═════ GIVEN MATERIAL

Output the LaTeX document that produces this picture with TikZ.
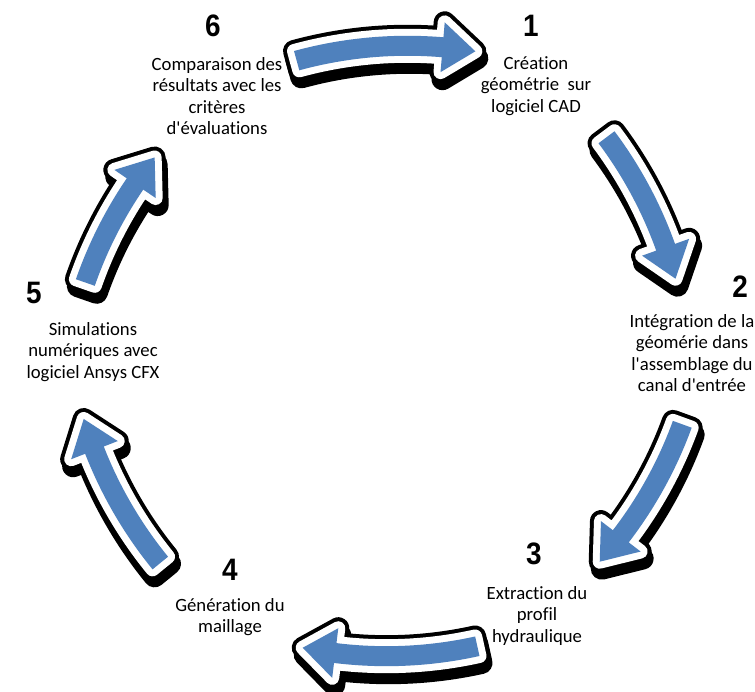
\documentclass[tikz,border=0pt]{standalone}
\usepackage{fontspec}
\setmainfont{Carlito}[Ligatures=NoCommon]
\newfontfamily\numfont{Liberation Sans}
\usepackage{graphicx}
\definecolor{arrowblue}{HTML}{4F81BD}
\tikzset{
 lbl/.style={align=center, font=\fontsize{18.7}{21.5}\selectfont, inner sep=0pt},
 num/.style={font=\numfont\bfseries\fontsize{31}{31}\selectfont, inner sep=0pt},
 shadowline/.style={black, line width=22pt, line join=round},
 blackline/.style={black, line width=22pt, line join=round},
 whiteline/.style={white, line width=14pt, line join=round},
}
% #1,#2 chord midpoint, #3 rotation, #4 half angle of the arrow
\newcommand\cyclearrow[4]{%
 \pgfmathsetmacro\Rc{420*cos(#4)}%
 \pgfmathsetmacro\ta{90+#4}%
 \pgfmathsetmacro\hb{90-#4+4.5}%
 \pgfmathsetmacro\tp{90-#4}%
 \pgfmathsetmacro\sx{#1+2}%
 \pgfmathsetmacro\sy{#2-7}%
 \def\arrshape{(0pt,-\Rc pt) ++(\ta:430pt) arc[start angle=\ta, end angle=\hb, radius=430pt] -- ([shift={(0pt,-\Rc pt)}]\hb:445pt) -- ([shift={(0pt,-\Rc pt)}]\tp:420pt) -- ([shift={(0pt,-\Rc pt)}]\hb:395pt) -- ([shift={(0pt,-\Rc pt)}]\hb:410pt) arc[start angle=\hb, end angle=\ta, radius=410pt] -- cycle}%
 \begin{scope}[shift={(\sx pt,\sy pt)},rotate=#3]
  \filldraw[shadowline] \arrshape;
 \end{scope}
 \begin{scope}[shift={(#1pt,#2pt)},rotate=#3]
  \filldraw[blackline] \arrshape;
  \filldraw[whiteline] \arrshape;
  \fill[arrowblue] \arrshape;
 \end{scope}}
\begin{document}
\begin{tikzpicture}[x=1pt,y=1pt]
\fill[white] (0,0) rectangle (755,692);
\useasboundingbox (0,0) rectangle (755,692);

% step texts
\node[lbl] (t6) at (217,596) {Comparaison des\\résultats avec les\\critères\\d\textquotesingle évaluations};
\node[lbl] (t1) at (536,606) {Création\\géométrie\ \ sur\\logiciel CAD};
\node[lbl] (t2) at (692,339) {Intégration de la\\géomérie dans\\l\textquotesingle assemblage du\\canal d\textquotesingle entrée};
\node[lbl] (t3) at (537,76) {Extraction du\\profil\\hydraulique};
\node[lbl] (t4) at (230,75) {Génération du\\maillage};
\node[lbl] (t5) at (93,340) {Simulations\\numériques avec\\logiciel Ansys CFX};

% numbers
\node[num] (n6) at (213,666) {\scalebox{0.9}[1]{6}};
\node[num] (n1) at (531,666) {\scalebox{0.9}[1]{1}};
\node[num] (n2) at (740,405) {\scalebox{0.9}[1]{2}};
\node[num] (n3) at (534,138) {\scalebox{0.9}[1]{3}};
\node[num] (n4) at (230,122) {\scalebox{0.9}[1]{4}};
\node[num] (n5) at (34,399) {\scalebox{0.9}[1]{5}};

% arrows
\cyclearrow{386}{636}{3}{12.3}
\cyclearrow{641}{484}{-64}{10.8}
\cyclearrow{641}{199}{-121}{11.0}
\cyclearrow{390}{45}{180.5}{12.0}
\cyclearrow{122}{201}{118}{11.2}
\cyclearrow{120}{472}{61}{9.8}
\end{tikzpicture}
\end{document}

══════════

WHAT TO DO >> Set down the complete material exactly, but do not include the images.

FINISHED ANSWER >>
Output the LaTeX document that produces this picture with TikZ.
\documentclass[tikz,border=0pt]{standalone}
\usepackage{fontspec}
\setmainfont{Carlito}[Ligatures=NoCommon]
\newfontfamily\numfont{Liberation Sans}
\usepackage{graphicx}
\definecolor{arrowblue}{HTML}{4F81BD}
\tikzset{
 lbl/.style={align=center, font=\fontsize{18.7}{21.5}\selectfont, inner sep=0pt},
 num/.style={font=\numfont\bfseries\fontsize{31}{31}\selectfont, inner sep=0pt},
 shadowline/.style={black, line width=22pt, line join=round},
 blackline/.style={black, line width=22pt, line join=round},
 whiteline/.style={white, line width=14pt, line join=round},
}
% #1,#2 chord midpoint, #3 rotation, #4 half angle of the arrow
\newcommand\cyclearrow[4]{%
 \pgfmathsetmacro\Rc{420*cos(#4)}%
 \pgfmathsetmacro\ta{90+#4}%
 \pgfmathsetmacro\hb{90-#4+4.5}%
 \pgfmathsetmacro\tp{90-#4}%
 \pgfmathsetmacro\sx{#1+2}%
 \pgfmathsetmacro\sy{#2-7}%
 \def\arrshape{(0pt,-\Rc pt) ++(\ta:430pt) arc[start angle=\ta, end angle=\hb, radius=430pt] -- ([shift={(0pt,-\Rc pt)}]\hb:445pt) -- ([shift={(0pt,-\Rc pt)}]\tp:420pt) -- ([shift={(0pt,-\Rc pt)}]\hb:395pt) -- ([shift={(0pt,-\Rc pt)}]\hb:410pt) arc[start angle=\hb, end angle=\ta, radius=410pt] -- cycle}%
 \begin{scope}[shift={(\sx pt,\sy pt)},rotate=#3]
  \filldraw[shadowline] \arrshape;
 \end{scope}
 \begin{scope}[shift={(#1pt,#2pt)},rotate=#3]
  \filldraw[blackline] \arrshape;
  \filldraw[whiteline] \arrshape;
  \fill[arrowblue] \arrshape;
 \end{scope}}
\begin{document}
\begin{tikzpicture}[x=1pt,y=1pt]
\fill[white] (0,0) rectangle (755,692);
\useasboundingbox (0,0) rectangle (755,692);

% step texts
\node[lbl] (t6) at (217,596) {Comparaison des\\résultats avec les\\critères\\d\textquotesingle évaluations};
\node[lbl] (t1) at (536,606) {Création\\géométrie\ \ sur\\logiciel CAD};
\node[lbl] (t2) at (692,339) {Intégration de la\\géomérie dans\\l\textquotesingle assemblage du\\canal d\textquotesingle entrée};
\node[lbl] (t3) at (537,76) {Extraction du\\profil\\hydraulique};
\node[lbl] (t4) at (230,75) {Génération du\\maillage};
\node[lbl] (t5) at (93,340) {Simulations\\numériques avec\\logiciel Ansys CFX};

% numbers
\node[num] (n6) at (213,666) {\scalebox{0.9}[1]{6}};
\node[num] (n1) at (531,666) {\scalebox{0.9}[1]{1}};
\node[num] (n2) at (740,405) {\scalebox{0.9}[1]{2}};
\node[num] (n3) at (534,138) {\scalebox{0.9}[1]{3}};
\node[num] (n4) at (230,122) {\scalebox{0.9}[1]{4}};
\node[num] (n5) at (34,399) {\scalebox{0.9}[1]{5}};

% arrows
\cyclearrow{386}{636}{3}{12.3}
\cyclearrow{641}{484}{-64}{10.8}
\cyclearrow{641}{199}{-121}{11.0}
\cyclearrow{390}{45}{180.5}{12.0}
\cyclearrow{122}{201}{118}{11.2}
\cyclearrow{120}{472}{61}{9.8}
\end{tikzpicture}
\end{document}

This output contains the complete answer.